Code that draws figures:
┄┄┄┄┄┄┄┄┄┄
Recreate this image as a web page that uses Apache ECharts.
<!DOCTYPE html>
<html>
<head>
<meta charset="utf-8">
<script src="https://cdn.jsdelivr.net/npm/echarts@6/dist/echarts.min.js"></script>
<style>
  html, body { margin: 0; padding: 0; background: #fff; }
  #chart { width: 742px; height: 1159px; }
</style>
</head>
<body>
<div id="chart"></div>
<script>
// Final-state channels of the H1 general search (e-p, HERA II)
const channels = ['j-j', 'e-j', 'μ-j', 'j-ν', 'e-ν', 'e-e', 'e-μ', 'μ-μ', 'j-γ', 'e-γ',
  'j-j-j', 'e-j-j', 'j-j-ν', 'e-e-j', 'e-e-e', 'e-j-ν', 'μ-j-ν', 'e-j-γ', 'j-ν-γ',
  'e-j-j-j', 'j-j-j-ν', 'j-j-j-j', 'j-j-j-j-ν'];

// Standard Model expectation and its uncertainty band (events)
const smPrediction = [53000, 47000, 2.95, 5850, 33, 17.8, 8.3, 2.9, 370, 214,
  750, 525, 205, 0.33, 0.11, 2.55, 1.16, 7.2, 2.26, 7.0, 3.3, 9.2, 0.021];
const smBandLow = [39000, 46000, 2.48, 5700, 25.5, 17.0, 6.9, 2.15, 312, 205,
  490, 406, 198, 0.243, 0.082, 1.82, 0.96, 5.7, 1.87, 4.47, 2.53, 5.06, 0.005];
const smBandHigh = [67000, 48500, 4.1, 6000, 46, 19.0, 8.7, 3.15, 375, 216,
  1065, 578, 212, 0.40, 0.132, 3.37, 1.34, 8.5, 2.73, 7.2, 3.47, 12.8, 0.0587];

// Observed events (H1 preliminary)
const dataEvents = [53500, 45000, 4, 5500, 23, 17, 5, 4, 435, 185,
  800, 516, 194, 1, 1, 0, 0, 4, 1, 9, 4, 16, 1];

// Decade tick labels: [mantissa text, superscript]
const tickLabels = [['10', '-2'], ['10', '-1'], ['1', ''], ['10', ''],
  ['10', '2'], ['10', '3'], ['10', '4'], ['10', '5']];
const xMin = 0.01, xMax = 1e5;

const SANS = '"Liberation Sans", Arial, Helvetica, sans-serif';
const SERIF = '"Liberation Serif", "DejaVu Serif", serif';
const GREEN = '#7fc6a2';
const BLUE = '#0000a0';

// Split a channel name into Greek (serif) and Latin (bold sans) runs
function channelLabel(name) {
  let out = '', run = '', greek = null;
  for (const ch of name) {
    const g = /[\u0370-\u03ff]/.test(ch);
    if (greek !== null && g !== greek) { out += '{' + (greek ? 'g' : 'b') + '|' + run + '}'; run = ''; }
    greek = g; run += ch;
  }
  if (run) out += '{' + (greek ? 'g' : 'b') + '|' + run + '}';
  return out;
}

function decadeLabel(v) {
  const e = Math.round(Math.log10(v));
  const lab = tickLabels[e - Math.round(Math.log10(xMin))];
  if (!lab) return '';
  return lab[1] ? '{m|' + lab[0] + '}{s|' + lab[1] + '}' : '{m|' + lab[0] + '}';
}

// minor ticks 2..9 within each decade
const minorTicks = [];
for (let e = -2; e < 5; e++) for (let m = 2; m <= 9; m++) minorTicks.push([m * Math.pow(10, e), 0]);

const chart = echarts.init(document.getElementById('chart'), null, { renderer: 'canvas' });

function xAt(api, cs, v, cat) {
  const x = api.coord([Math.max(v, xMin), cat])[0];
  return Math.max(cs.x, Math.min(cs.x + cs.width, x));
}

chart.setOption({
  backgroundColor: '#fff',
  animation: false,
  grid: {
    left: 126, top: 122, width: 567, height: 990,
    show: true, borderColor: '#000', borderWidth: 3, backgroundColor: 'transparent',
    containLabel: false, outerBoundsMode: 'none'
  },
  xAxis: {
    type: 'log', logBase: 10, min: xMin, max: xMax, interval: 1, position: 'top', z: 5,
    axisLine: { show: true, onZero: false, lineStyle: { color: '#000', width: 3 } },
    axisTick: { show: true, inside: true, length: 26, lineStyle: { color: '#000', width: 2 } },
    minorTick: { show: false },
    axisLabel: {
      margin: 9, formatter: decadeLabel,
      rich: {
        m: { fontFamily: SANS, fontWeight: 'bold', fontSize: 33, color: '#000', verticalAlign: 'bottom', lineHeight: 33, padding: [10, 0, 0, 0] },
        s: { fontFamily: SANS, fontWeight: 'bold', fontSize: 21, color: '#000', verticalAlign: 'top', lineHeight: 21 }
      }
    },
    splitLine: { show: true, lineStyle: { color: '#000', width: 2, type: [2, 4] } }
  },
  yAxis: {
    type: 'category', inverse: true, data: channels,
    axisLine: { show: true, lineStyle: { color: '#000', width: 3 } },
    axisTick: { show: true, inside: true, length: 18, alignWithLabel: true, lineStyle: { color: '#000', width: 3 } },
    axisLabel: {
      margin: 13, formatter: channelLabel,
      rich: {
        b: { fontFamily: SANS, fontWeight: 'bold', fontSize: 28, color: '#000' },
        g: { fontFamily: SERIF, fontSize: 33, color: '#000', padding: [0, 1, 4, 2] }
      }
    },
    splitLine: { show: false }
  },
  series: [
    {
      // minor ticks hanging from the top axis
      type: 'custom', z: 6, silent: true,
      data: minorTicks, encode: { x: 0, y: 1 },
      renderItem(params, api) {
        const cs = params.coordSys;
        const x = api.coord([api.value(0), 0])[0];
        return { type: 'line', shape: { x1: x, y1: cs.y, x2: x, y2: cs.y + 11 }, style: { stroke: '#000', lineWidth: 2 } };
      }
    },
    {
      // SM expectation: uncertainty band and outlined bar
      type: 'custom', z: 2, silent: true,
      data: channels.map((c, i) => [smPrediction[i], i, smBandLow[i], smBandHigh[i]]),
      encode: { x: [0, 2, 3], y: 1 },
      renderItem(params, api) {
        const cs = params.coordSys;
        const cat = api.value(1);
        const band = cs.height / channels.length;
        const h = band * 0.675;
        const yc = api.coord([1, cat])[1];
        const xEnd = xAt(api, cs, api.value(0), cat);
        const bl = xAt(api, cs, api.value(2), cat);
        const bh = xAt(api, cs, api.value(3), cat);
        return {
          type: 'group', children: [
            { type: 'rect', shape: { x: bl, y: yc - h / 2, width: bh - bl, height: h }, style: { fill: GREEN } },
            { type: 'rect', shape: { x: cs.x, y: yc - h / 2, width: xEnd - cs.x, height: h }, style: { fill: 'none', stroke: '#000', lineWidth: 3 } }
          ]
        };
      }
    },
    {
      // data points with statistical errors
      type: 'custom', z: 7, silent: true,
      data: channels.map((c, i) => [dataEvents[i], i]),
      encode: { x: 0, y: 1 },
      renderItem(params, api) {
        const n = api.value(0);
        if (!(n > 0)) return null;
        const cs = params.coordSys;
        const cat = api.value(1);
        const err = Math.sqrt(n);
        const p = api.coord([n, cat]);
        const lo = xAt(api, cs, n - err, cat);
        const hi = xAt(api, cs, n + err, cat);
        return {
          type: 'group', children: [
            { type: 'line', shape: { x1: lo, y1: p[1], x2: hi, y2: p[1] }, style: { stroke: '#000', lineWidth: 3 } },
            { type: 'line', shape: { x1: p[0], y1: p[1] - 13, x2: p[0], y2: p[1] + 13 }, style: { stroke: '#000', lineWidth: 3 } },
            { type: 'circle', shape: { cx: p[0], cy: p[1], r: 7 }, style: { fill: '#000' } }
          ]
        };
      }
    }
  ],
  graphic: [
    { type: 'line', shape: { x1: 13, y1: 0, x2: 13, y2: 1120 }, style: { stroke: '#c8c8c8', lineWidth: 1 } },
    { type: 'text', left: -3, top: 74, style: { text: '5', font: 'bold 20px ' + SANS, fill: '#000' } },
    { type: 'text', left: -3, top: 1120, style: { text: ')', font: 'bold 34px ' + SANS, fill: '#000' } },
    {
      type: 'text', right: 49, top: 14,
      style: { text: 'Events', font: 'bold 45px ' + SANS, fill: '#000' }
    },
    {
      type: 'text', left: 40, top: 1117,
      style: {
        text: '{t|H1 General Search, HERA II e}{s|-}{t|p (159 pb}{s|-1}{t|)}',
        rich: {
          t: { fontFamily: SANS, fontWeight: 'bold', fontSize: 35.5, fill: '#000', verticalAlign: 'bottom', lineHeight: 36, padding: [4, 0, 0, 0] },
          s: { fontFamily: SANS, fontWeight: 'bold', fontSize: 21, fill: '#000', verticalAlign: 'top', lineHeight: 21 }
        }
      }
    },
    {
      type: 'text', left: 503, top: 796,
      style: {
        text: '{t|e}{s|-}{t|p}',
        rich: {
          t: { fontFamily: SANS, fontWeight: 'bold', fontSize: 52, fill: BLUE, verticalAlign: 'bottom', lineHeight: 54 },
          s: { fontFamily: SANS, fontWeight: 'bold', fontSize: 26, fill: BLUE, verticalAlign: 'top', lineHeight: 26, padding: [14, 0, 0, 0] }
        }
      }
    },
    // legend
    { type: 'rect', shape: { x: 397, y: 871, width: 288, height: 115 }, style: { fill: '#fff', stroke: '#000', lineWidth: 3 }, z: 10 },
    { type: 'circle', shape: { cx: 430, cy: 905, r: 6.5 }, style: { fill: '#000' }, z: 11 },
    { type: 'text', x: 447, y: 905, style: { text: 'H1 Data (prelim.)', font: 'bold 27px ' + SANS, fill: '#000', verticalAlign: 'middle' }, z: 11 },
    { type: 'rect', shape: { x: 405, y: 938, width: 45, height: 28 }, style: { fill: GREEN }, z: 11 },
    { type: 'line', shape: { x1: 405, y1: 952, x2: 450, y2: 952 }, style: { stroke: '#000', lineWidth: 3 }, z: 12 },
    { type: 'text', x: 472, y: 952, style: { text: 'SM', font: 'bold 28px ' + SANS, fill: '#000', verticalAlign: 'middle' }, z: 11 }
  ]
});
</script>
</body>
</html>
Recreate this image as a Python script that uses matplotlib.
┄┄┄┄┄┄┄┄┄┄
• WORK TO DO
Reproduce the entries exactly, starting at their first line and stopping after the line with "const BLUE = '#0000a0';".

• REPLY TO THE TASK
Recreate this image as a web page that uses Apache ECharts.
<!DOCTYPE html>
<html>
<head>
<meta charset="utf-8">
<script src="https://cdn.jsdelivr.net/npm/echarts@6/dist/echarts.min.js"></script>
<style>
  html, body { margin: 0; padding: 0; background: #fff; }
  #chart { width: 742px; height: 1159px; }
</style>
</head>
<body>
<div id="chart"></div>
<script>
// Final-state channels of the H1 general search (e-p, HERA II)
const channels = ['j-j', 'e-j', 'μ-j', 'j-ν', 'e-ν', 'e-e', 'e-μ', 'μ-μ', 'j-γ', 'e-γ',
  'j-j-j', 'e-j-j', 'j-j-ν', 'e-e-j', 'e-e-e', 'e-j-ν', 'μ-j-ν', 'e-j-γ', 'j-ν-γ',
  'e-j-j-j', 'j-j-j-ν', 'j-j-j-j', 'j-j-j-j-ν'];

// Standard Model expectation and its uncertainty band (events)
const smPrediction = [53000, 47000, 2.95, 5850, 33, 17.8, 8.3, 2.9, 370, 214,
  750, 525, 205, 0.33, 0.11, 2.55, 1.16, 7.2, 2.26, 7.0, 3.3, 9.2, 0.021];
const smBandLow = [39000, 46000, 2.48, 5700, 25.5, 17.0, 6.9, 2.15, 312, 205,
  490, 406, 198, 0.243, 0.082, 1.82, 0.96, 5.7, 1.87, 4.47, 2.53, 5.06, 0.005];
const smBandHigh = [67000, 48500, 4.1, 6000, 46, 19.0, 8.7, 3.15, 375, 216,
  1065, 578, 212, 0.40, 0.132, 3.37, 1.34, 8.5, 2.73, 7.2, 3.47, 12.8, 0.0587];

// Observed events (H1 preliminary)
const dataEvents = [53500, 45000, 4, 5500, 23, 17, 5, 4, 435, 185,
  800, 516, 194, 1, 1, 0, 0, 4, 1, 9, 4, 16, 1];

// Decade tick labels: [mantissa text, superscript]
const tickLabels = [['10', '-2'], ['10', '-1'], ['1', ''], ['10', ''],
  ['10', '2'], ['10', '3'], ['10', '4'], ['10', '5']];
const xMin = 0.01, xMax = 1e5;

const SANS = '"Liberation Sans", Arial, Helvetica, sans-serif';
const SERIF = '"Liberation Serif", "DejaVu Serif", serif';
const GREEN = '#7fc6a2';
const BLUE = '#0000a0';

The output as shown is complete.